After the church, library and Friendly's the next busiest addresses are far below the others in police calls for service, including Bank of America with four and D'Angelos with five.

The data was compiled between late December and late June.

The total number of calls were 73, of which 54 originated with extra patrols, eight from community policing, four from pedestrian contact, three during footbeats and four during business checks.

The petitioners looking to have the Recovery Center moved is headed by Karen Watkins and Anna Strong, who both live on Congress Street, and believe the drug activity in and around the church as well as the nearby Rochester Public Library has increased dramatically in the past several months.

Watkins says she has strong support from area businesses who are fed up with the constant drug activity and lawlessness.

The recent spate of illegal activity was punctuated last month with the fatal shooting of a woman not far from Friendly's when Billy Jo Ahearn died of a single gunshot wound.
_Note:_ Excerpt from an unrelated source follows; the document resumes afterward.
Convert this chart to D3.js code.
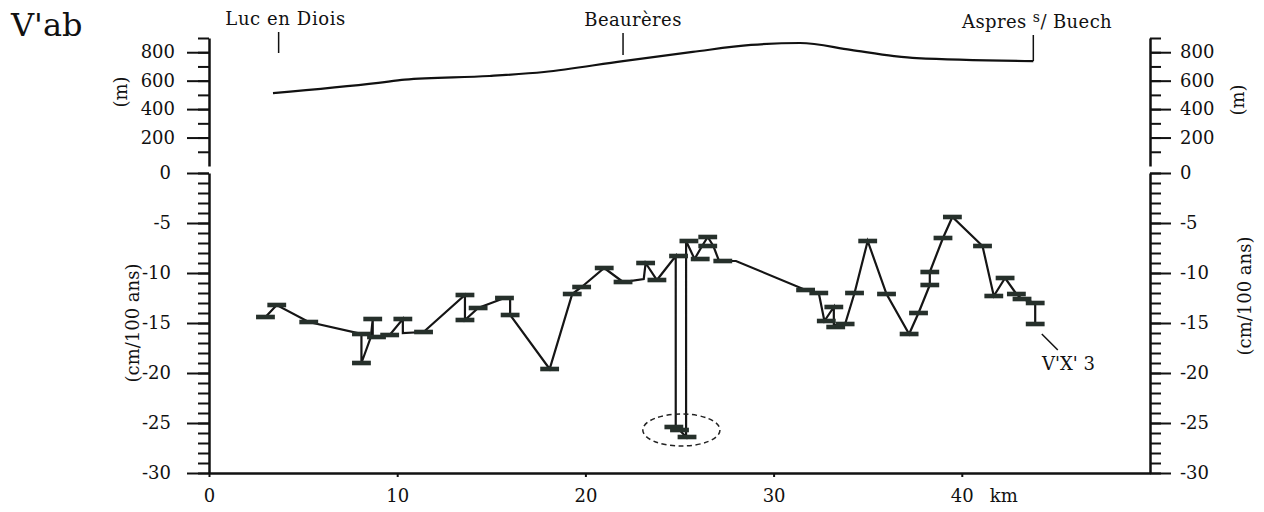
<!DOCTYPE html>
<html><head><meta charset="utf-8">
<script src="https://cdn.jsdelivr.net/npm/d3@7"></script>
<style>
html,body{margin:0;padding:0;background:#fff;}
svg{display:block;}
text{font-family:"DejaVu Serif",serif;fill:#111;}
</style></head>
<body>
<svg id="c" width="1264" height="512"></svg>
<script>
// ---- data ----
const elevKm = [3.4, 9.0, 10.4, 14.9, 17.8, 22.0, 25.7, 28.8, 31.4, 34.1, 36.4, 37.6, 43.8];
const elevM  = [513, 584, 607, 633, 661, 738, 802, 851, 865, 816, 773, 759, 738];

const townName = ["Luc en Diois", "Beaurères", "Aspres"];
const townKm   = [3.7, 22.0, 43.8];

const pathKm  = [3.0, 3.6, 5.3, 8.1, 8.1, 8.6, 8.7, 8.7, 9.6, 10.3, 10.3, 11.4, 13.6, 13.6, 14.3, 15.7, 16.0, 16.0, 18.1, 19.3, 19.8, 21.0, 22.0, 23.1, 23.2, 23.8, 24.8, 24.8, 25.0, 25.35, 25.35, 25.8, 26.2, 26.5, 26.8, 27.1, 28.0, 31.7, 32.4, 32.7, 33.2, 33.2, 33.8, 34.3, 35.0, 36.0, 37.2, 37.7, 38.3, 38.3, 39.0, 39.5, 41.1, 41.7, 42.3, 42.9, 43.2, 43.9, 43.9];
const pathVal = [-14.4, -13.2, -14.9, -16.1, -19.0, -16.4, -14.6, -16.4, -16.2, -14.6, -16.0, -15.9, -12.2, -14.7, -13.5, -12.5, -12.5, -14.2, -19.6, -12.1, -11.4, -9.5, -10.9, -10.6, -9.0, -10.7, -8.3, -25.4, -25.7, -26.4, -6.8, -8.6, -7.3, -6.4, -7.3, -8.8, -8.8, -11.7, -12.0, -14.8, -13.4, -15.2, -15.1, -12.0, -6.8, -12.1, -16.1, -14.0, -11.2, -9.9, -6.5, -4.4, -7.3, -12.3, -10.5, -12.1, -12.6, -13.0, -15.1];

const capKm  = [3.0, 3.6, 5.3, 8.1, 8.1, 8.7, 8.9, 9.6, 10.3, 11.4, 13.6, 13.6, 14.3, 15.7, 16.0, 18.1, 19.3, 19.8, 21.0, 22.0, 23.2, 23.8, 24.95, 24.7, 25.0, 25.4, 25.5, 26.5, 26.5, 26.1, 27.3, 31.7, 32.4, 32.8, 33.2, 33.3, 33.8, 34.3, 35.0, 36.0, 37.2, 37.7, 38.3, 38.3, 39.0, 39.5, 41.1, 41.7, 42.3, 42.9, 43.2, 43.9, 43.9];
const capVal = [-14.4, -13.2, -14.9, -16.1, -19.0, -14.6, -16.4, -16.2, -14.6, -15.9, -12.2, -14.7, -13.5, -12.5, -14.2, -19.6, -12.1, -11.4, -9.5, -10.9, -9.0, -10.7, -8.3, -25.4, -25.7, -26.4, -6.8, -6.4, -7.3, -8.6, -8.8, -11.7, -12.0, -14.8, -13.4, -15.4, -15.1, -12.0, -6.8, -12.1, -16.1, -14.0, -11.2, -9.9, -6.5, -4.4, -7.3, -12.3, -10.5, -12.1, -12.6, -13.0, -15.1];

const elevMinor = [100, 200, 300, 400, 500, 600, 700, 800, 900];
const elevMajor = [200, 400, 600, 800];
const velMinor = d3.range(-30, 1, 1);
const velMajor = [-30, -25, -20, -15, -10, -5, 0];
const kmTicks = [0, 10, 20, 30, 40];

// ---- scales ----
const svg = d3.select("#c");
const x  = d3.scaleLinear().domain([0, 50]).range([209, 1150]);
const yv = d3.scaleLinear().domain([-30, 0]).range([473, 173]);
const ye = d3.scaleLinear().domain([0, 900]).range([166, 38]);

const FS = 18;
function styleAxis(g, w) {
  g.selectAll("path.domain").attr("stroke", "#111").attr("stroke-width", w);
  g.selectAll(".tick line").attr("stroke", "#111").attr("stroke-width", 2);
  g.selectAll("text").attr("font-family", "DejaVu Serif").attr("font-size", FS).attr("fill", "#111");
}

// left axes
const gLe1 = svg.append("g").attr("transform", `translate(${x(0)},0)`)
  .call(d3.axisLeft(ye).tickValues(elevMinor).tickSize(11).tickSizeOuter(0).tickFormat(""));
styleAxis(gLe1, 2.5);
const gLe2 = svg.append("g").attr("transform", `translate(${x(0)},0)`)
  .call(d3.axisLeft(ye).tickValues(elevMajor).tickSize(22).tickPadding(12).tickFormat(d => String(d)));
gLe2.select("path.domain").remove(); styleAxis(gLe2, 2.5);

const gLv1 = svg.append("g").attr("transform", `translate(${x(0)},0)`)
  .call(d3.axisLeft(yv).tickValues(velMinor).tickSize(11).tickSizeOuter(0).tickFormat(""));
styleAxis(gLv1, 2.5);
const gLv2 = svg.append("g").attr("transform", `translate(${x(0)},0)`)
  .call(d3.axisLeft(yv).tickValues(velMajor).tickSize(22).tickPadding(16).tickFormat(d => String(d)));
gLv2.select("path.domain").remove(); styleAxis(gLv2, 2.5);

// right axes
const gRe1 = svg.append("g").attr("transform", `translate(${x(50)},0)`)
  .call(d3.axisRight(ye).tickValues(elevMinor).tickSize(11).tickSizeOuter(0).tickFormat(""));
styleAxis(gRe1, 2.5);
const gRe2 = svg.append("g").attr("transform", `translate(${x(50)},0)`)
  .call(d3.axisRight(ye).tickValues(elevMajor).tickSize(21).tickPadding(9).tickFormat(d => String(d)));
gRe2.select("path.domain").remove(); styleAxis(gRe2, 2.5);

const gRv1 = svg.append("g").attr("transform", `translate(${x(50)},0)`)
  .call(d3.axisRight(yv).tickValues(velMinor).tickSize(11).tickSizeOuter(0).tickFormat(""));
styleAxis(gRv1, 2.5);
const gRv2 = svg.append("g").attr("transform", `translate(${x(50)},0)`)
  .call(d3.axisRight(yv).tickValues(velMajor).tickSize(21).tickPadding(9).tickFormat(d => String(d)));
gRv2.select("path.domain").remove(); styleAxis(gRv2, 2.5);

// bottom axis
const gB = svg.append("g").attr("transform", `translate(0,${yv(-30)})`)
  .call(d3.axisBottom(x).tickValues(kmTicks).tickSize(4).tickSizeOuter(0).tickPadding(12).tickFormat(d => String(d)));
styleAxis(gB, 2.5);
svg.append("text").attr("x", x(40) + 42).attr("y", yv(-30) + 29)
  .attr("text-anchor", "middle").attr("font-size", FS).text("km");

// axis titles
function vtitle(cx, cy, t) {
  svg.append("text").attr("transform", `translate(${cx},${cy}) rotate(-90)`)
    .attr("text-anchor", "middle").attr("dy", "0.35em").attr("font-size", FS).text(t);
}
vtitle(121, 92, "(m)");
vtitle(1238, 100, "(m)");
vtitle(133, 323, "(cm/100 ans)");
vtitle(1245, 296, "(cm/100 ans)");

// title
svg.append("text").attr("x", 11).attr("y", 36).attr("font-size", 32).text("V'ab");

// elevation profile
svg.append("path")
  .datum(elevKm.map((k, i) => [k, elevM[i]]))
  .attr("fill", "none").attr("stroke", "#111").attr("stroke-width", 2.2)
  .attr("d", d3.line().x(d => x(d[0])).y(d => ye(d[1])).curve(d3.curveMonotoneX));

// town markers
const townTickTop = [32, 33, 35];
const townTickBot = [53, 55, null];
townKm.forEach((k, i) => {
  const elevHere = d3.scaleLinear().domain(elevKm).range(elevM)(k);
  svg.append("line").attr("x1", x(k)).attr("x2", x(k))
    .attr("y1", townTickTop[i]).attr("y2", townTickBot[i] === null ? ye(elevHere) : townTickBot[i])
    .attr("stroke", "#111").attr("stroke-width", 1.5);
});
svg.append("text").attr("x", x(townKm[0]) + 7).attr("y", 25).attr("text-anchor", "middle")
  .attr("font-size", FS).attr("letter-spacing", 0.6).text(townName[0]);
svg.append("text").attr("x", x(townKm[1]) + 10).attr("y", 26).attr("text-anchor", "middle")
  .attr("font-size", FS).attr("letter-spacing", 0.4).text(townName[1]);
const asp = svg.append("text").attr("x", 962).attr("y", 28)
  .attr("font-size", FS).attr("letter-spacing", 0.4);
asp.append("tspan").text(townName[2] + " ");
asp.append("tspan").attr("dy", -6).attr("font-size", 14).text("s");
asp.append("tspan").attr("dy", 6).text("/ Buech");

// velocity polyline
svg.append("path")
  .datum(pathKm.map((k, i) => [k, pathVal[i]]))
  .attr("fill", "none").attr("stroke", "#151515").attr("stroke-width", 2.2).attr("stroke-linejoin", "miter")
  .attr("d", d3.line().x(d => x(d[0])).y(d => yv(d[1])));

// caps
const capW = x(1.0) - x(0);
svg.append("g").selectAll("rect").data(capKm.map((k, i) => [k, capVal[i]])).join("rect")
  .attr("x", d => x(d[0]) - capW / 2).attr("y", d => yv(d[1]) - 2.3)
  .attr("width", capW).attr("height", 4.6).attr("fill", "#26302b");

// dashed ellipse
svg.append("ellipse").attr("cx", x(25.1)).attr("cy", yv(-25.7))
  .attr("rx", x(27.15) - x(25.1)).attr("ry", yv(-27.3) - yv(-25.7))
  .attr("fill", "none").attr("stroke", "#222").attr("stroke-width", 1.5).attr("stroke-dasharray", "5,3.5");

// V'X' 3 label
svg.append("line").attr("x1", x(44.25)).attr("y1", yv(-16.1)).attr("x2", x(45.1)).attr("y2", yv(-17.7))
  .attr("stroke", "#111").attr("stroke-width", 1.5);
svg.append("text").attr("x", 1042).attr("y", 370).attr("font-size", FS).text("V'X' 3");
</script>
</body></html>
No arrests have been made, and no suspects named in the case.

Watkins said recently she believes SOS is not the problem she once thought it was, and now believes it is the church that is encouraging drug addicts to seek sanctuary there and many who are homeless to live on church grounds.

As of Friday Rochester Voice attempts to reach church officials for comment had been unsuccessful.

Rochester's City Council voted unanimously to reject the petition filed by Strong and Watkins on Tuesday.

Ward 6 Councilor Jim Gray said on Friday that doesn't mean the issue is necessarily over. He said he's interested in hearing what the petitioners have to say at a City Council workshop on Tuesday.

"I'll be looking to see what proof they have that homeless people are living at the church," he said. "If they are then we'll see if the church has proper life safety things like bathrooms and showers."

Gray said when the homeless shelters were open during a cold spell during the winter the city amassed a host of services and people watching to make sure everyone stayed safe.

He also said there are allegations of folks staying at the church that are not from Rochester. In that case there is a question of whether their home locale should be sharing any costs associated with services rendered, he added.

City Manager Blaine Cox said while the council vote was final, petitioners could still take their concerns to the public safety committee later this month.

Interestingly, SOS Director John Burns will also be at Tuesday's workshop where he'll be asking for more funding from the city due to the closure of the Rochester Community Recovery Center and his pickup of several more clients from there. It is unknown whether Burns will address the petitioners' concerns during his conversation with the council.

Burns has said the petitioners' fears are not grounded in reality, but based on fear and misunderstanding.

The workshop gets under way at 7 p.m., with public input the first item on the agenda.

Watkins has said she expects 100-150 concerned citizens to be there.